STORED ROWS ->
++++++++
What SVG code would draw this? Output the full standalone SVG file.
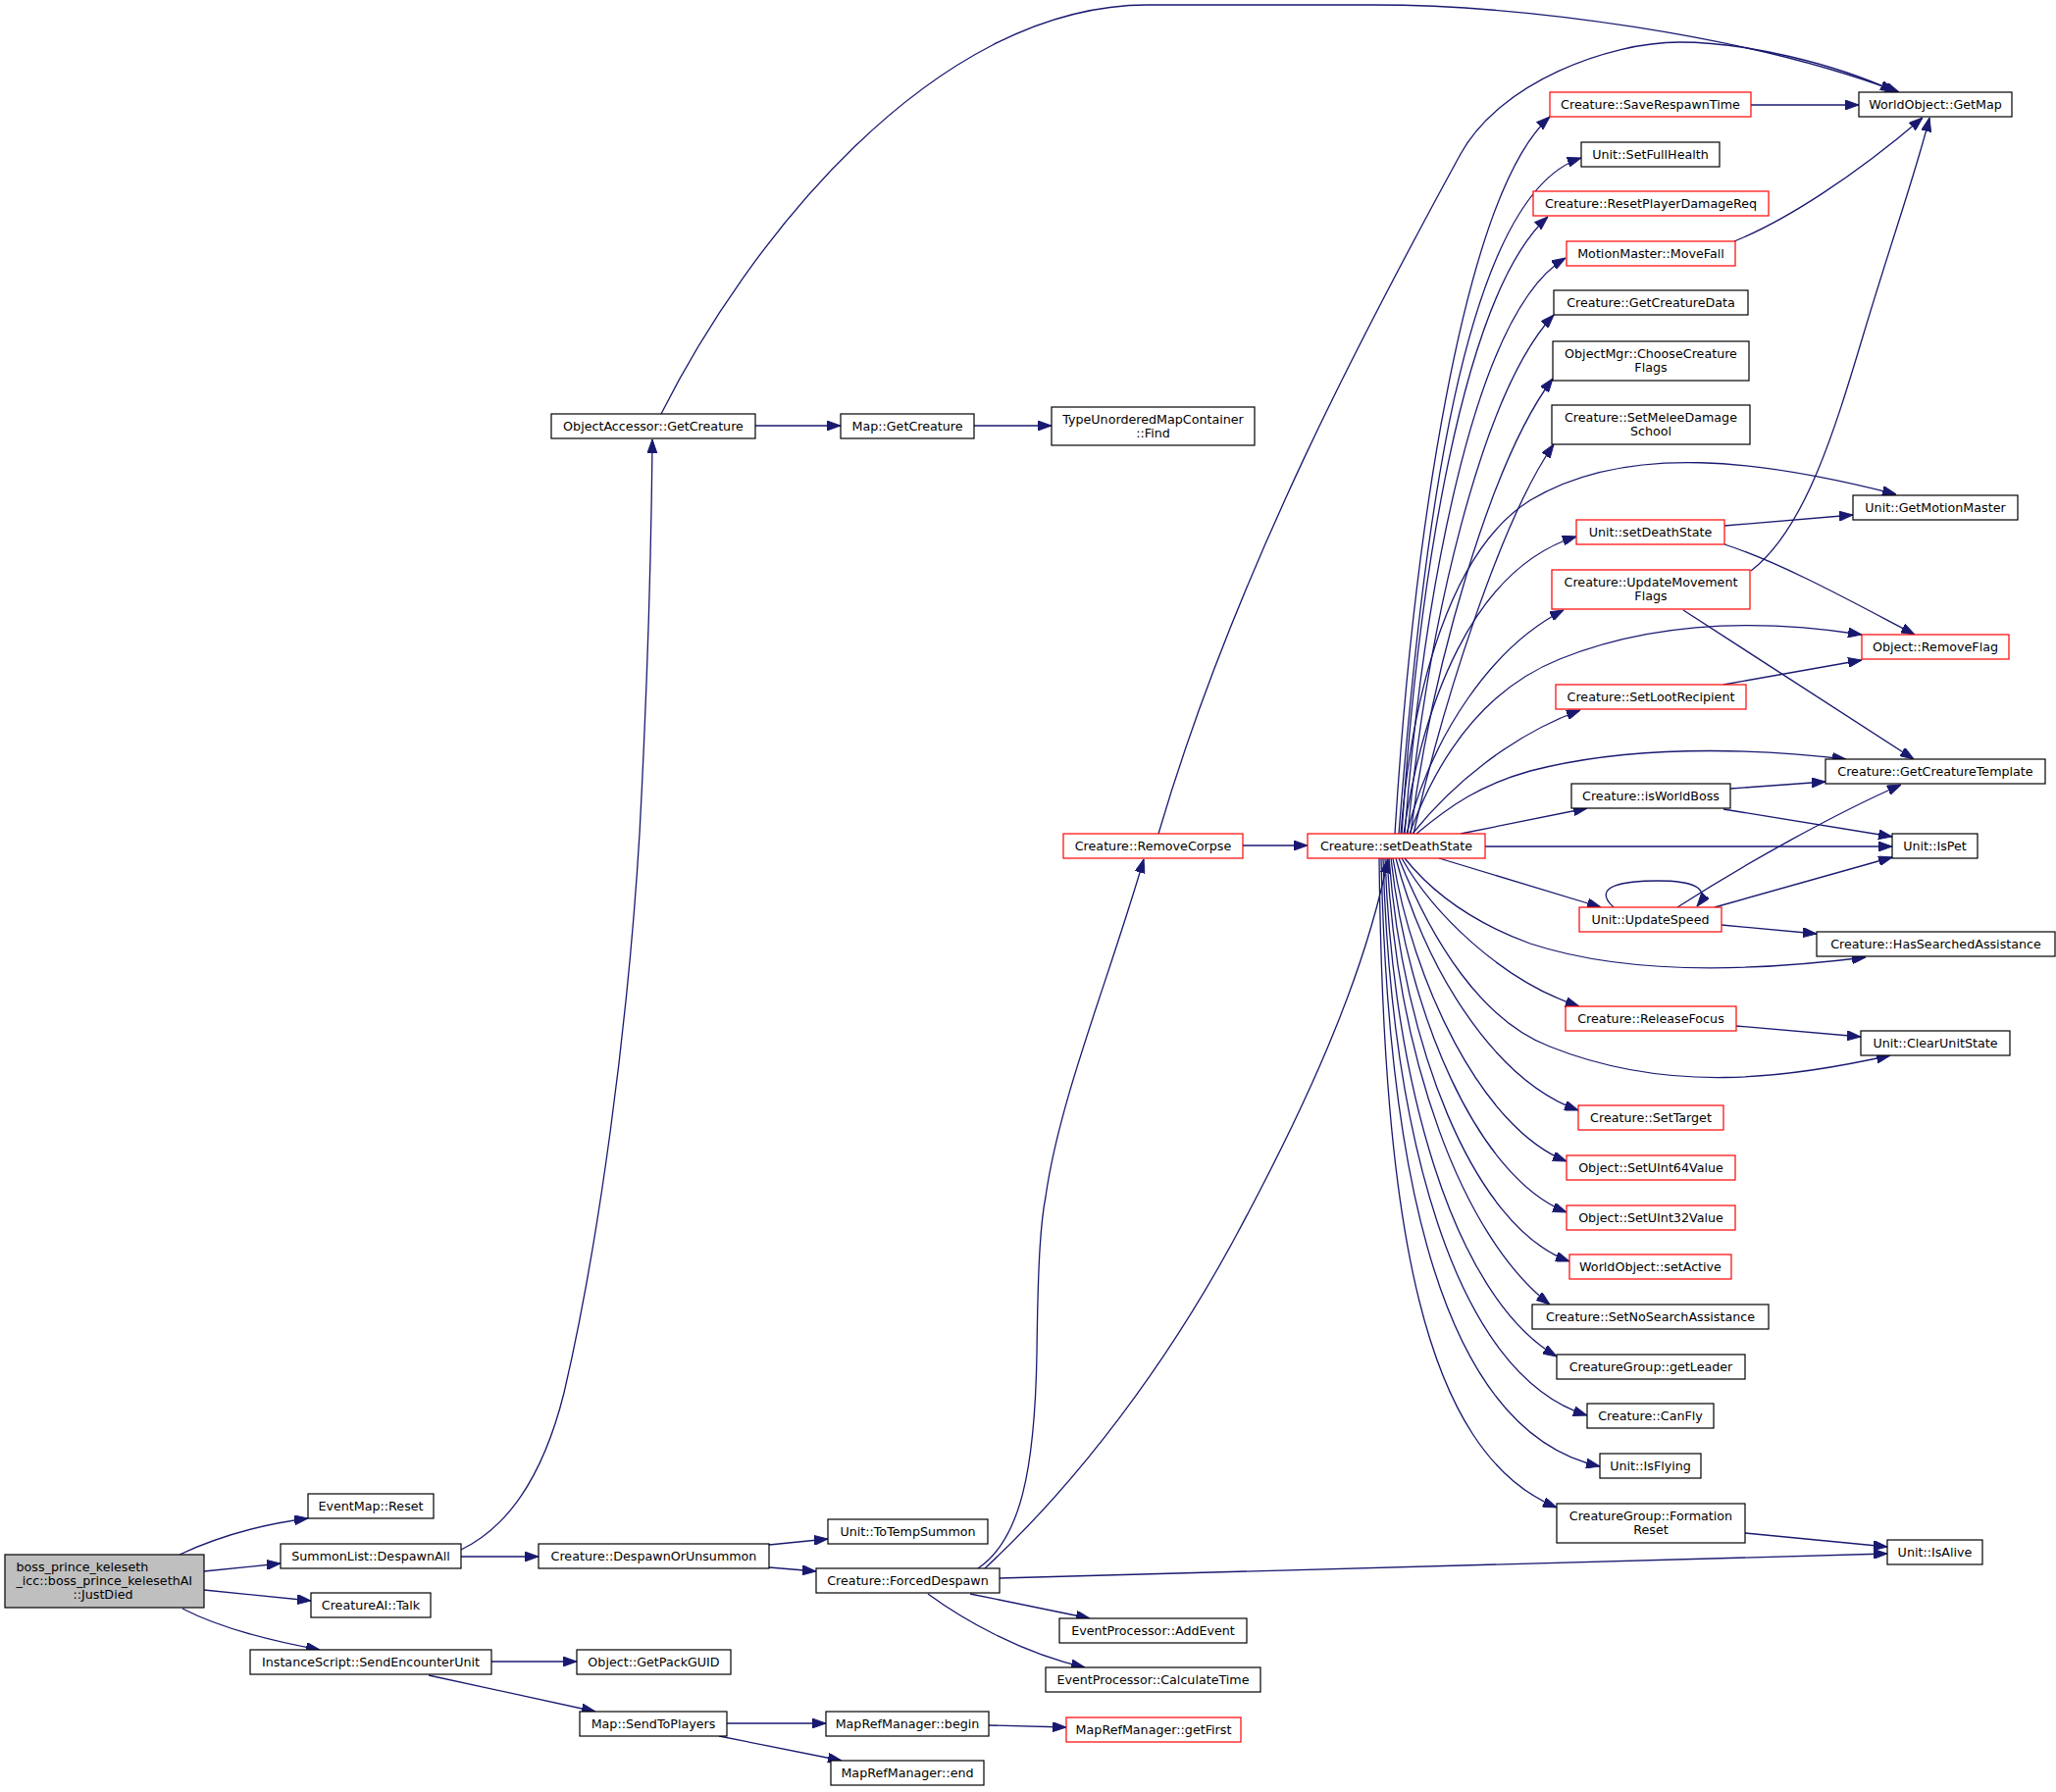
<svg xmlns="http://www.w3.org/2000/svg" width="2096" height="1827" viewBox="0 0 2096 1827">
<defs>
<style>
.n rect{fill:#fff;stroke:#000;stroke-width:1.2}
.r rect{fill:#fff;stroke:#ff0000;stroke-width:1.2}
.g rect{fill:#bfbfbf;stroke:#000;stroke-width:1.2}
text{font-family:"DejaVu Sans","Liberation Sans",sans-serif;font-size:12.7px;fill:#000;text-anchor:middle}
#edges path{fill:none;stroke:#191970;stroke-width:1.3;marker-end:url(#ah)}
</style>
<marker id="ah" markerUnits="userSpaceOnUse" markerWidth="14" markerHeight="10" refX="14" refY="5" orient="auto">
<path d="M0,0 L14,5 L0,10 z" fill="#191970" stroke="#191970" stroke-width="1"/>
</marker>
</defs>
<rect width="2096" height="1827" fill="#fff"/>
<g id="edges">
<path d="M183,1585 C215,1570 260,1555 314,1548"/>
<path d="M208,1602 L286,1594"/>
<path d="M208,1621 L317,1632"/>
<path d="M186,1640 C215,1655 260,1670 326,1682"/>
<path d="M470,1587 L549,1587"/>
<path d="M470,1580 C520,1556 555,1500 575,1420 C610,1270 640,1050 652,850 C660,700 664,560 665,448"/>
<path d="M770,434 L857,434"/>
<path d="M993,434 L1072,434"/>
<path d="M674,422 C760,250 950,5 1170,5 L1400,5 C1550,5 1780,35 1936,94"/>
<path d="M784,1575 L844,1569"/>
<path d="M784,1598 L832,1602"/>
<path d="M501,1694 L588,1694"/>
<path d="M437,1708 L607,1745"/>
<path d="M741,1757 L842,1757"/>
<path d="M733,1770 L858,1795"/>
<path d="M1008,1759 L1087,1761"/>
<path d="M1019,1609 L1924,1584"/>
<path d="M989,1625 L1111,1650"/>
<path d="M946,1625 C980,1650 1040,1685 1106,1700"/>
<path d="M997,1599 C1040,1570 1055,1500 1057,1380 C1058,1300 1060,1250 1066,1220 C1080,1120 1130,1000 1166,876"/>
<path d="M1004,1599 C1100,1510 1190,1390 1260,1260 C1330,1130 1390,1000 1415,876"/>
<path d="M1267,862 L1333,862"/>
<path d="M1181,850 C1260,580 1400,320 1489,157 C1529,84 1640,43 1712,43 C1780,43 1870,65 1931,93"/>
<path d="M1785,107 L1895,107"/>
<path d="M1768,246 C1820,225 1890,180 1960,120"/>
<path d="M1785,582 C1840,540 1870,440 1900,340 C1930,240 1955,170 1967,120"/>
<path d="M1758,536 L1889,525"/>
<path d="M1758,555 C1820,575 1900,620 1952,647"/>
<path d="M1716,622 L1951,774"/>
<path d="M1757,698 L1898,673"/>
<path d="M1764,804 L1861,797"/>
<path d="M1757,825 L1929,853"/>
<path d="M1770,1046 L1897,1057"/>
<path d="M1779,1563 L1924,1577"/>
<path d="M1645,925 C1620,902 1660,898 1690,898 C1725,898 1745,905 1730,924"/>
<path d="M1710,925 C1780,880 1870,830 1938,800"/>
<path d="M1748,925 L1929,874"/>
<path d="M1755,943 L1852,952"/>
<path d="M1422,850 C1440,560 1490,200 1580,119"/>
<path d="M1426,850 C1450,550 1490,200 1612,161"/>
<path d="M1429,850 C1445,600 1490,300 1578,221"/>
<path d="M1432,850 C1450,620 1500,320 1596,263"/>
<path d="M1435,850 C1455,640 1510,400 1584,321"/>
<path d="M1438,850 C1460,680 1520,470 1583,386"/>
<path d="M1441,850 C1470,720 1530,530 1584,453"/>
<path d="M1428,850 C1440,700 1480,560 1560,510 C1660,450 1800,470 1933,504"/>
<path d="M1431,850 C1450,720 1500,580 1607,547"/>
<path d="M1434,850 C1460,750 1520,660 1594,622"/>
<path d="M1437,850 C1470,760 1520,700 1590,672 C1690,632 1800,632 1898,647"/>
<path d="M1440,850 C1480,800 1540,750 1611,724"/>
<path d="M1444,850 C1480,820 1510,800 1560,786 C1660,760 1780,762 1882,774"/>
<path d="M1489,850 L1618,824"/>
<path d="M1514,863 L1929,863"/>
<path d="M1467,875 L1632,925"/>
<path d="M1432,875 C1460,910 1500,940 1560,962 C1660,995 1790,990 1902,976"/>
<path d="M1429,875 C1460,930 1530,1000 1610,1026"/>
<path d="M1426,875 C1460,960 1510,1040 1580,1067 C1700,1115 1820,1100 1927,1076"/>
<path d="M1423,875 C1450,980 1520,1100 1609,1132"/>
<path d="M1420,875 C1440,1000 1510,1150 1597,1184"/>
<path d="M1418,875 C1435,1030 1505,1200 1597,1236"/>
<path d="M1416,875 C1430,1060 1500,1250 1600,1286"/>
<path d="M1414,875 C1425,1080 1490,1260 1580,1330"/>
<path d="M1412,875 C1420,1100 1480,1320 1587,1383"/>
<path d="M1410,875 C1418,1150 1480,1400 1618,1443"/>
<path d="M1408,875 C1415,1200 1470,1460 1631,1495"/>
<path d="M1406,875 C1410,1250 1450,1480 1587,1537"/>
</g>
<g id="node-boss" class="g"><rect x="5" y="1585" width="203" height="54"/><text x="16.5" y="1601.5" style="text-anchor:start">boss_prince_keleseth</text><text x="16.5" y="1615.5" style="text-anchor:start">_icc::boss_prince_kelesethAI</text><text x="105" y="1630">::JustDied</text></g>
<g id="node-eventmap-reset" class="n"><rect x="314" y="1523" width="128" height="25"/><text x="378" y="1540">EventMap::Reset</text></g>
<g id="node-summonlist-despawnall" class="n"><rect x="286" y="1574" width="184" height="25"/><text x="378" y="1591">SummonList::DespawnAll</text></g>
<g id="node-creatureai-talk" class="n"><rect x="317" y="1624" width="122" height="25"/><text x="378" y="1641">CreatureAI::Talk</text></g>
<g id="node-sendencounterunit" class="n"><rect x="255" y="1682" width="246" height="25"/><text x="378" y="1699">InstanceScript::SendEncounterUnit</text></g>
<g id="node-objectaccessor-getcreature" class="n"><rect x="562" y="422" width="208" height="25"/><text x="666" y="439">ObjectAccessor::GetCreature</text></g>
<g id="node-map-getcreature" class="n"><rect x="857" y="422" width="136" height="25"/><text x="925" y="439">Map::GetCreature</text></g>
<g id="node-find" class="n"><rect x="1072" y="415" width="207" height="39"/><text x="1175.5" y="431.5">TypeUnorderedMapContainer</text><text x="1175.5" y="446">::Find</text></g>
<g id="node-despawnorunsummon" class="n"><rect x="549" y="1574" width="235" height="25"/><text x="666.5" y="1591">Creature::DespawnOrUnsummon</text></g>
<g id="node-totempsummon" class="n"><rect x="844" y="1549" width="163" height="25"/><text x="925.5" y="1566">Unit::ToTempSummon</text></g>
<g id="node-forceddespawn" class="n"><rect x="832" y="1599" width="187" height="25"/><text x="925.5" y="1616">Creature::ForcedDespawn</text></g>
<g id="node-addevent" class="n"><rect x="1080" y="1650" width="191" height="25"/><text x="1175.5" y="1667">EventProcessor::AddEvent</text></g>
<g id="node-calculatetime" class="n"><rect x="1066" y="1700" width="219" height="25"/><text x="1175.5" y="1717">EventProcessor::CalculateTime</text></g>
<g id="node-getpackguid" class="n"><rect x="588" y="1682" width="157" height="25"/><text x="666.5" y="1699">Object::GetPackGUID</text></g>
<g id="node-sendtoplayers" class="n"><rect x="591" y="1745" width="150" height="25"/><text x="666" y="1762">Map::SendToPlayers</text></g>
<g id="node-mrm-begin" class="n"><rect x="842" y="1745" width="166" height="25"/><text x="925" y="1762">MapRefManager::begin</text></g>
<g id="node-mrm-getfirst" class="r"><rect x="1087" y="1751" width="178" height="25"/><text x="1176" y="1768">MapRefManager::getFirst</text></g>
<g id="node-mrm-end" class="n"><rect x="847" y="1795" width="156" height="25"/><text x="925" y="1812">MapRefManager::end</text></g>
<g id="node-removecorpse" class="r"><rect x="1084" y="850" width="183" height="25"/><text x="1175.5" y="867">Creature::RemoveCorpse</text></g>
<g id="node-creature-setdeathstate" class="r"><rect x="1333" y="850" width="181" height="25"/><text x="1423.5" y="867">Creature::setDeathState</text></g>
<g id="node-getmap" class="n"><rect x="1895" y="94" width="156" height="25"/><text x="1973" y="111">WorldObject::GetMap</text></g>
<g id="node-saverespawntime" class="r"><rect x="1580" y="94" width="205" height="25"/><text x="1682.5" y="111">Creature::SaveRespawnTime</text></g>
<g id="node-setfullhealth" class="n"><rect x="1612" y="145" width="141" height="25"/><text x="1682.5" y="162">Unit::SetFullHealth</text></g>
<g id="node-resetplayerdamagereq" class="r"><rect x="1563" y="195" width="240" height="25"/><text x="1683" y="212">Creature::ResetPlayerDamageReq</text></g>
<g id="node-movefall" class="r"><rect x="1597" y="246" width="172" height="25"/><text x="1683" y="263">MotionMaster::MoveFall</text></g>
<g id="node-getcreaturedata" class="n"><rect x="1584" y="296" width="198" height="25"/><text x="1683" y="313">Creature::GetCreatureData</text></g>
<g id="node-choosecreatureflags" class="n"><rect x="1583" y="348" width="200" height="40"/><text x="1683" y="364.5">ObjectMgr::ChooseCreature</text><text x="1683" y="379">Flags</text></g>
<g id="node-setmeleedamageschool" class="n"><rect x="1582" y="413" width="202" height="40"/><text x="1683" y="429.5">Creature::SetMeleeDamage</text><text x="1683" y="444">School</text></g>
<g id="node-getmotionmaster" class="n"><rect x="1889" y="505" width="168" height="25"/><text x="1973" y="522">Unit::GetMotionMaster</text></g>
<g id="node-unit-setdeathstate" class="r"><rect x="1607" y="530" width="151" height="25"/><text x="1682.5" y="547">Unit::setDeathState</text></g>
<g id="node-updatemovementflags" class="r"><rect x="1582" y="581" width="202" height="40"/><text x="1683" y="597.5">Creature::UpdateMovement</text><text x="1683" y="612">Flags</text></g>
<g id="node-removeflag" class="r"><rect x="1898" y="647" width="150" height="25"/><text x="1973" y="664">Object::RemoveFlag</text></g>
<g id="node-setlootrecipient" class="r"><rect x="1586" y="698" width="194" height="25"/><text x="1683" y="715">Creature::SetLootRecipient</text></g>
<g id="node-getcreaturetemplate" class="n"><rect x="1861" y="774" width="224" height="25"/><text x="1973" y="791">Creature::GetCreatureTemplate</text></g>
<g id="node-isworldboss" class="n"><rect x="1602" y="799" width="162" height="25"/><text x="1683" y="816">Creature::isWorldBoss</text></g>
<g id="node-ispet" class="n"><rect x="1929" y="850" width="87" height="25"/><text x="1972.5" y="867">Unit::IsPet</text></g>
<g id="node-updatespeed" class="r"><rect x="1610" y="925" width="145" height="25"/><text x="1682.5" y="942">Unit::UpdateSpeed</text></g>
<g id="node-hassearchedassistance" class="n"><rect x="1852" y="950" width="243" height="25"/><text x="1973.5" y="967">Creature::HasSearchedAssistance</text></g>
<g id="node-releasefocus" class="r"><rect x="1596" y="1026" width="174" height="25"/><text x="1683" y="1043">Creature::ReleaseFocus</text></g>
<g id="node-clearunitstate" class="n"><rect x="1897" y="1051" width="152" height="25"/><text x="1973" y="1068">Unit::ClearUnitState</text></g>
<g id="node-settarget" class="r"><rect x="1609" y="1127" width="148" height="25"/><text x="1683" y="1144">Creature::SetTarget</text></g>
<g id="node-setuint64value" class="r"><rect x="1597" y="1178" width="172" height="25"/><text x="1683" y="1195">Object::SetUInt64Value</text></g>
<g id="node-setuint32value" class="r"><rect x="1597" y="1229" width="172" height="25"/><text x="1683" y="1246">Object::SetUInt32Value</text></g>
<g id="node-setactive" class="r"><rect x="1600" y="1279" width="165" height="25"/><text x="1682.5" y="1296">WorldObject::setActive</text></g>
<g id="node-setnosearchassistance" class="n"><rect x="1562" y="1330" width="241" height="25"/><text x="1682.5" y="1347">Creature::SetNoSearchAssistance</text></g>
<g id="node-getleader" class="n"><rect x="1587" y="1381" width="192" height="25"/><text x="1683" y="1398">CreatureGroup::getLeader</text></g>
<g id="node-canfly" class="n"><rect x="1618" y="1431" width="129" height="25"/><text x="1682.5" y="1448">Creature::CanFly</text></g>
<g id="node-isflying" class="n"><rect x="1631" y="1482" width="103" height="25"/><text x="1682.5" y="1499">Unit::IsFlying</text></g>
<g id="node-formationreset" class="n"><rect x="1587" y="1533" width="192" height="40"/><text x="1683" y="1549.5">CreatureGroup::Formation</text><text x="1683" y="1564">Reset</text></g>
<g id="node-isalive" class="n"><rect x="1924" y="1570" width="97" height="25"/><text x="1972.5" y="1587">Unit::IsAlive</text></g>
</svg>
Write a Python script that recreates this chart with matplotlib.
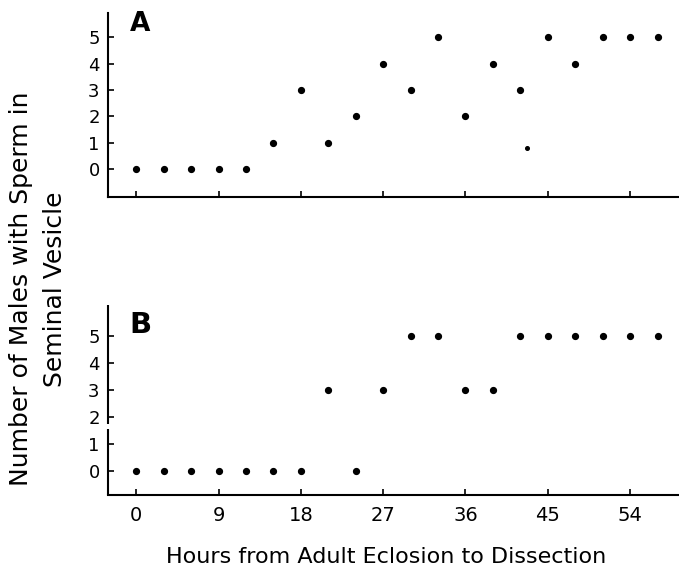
++++++++
GIVEN INSTRUCTION -> Look over the records above and copy each line that includes the string "this".

TASK RESULT ->
What SVG code would draw this? Output the full standalone SVG file.
Write a Python script that recreates this chart with matplotlib.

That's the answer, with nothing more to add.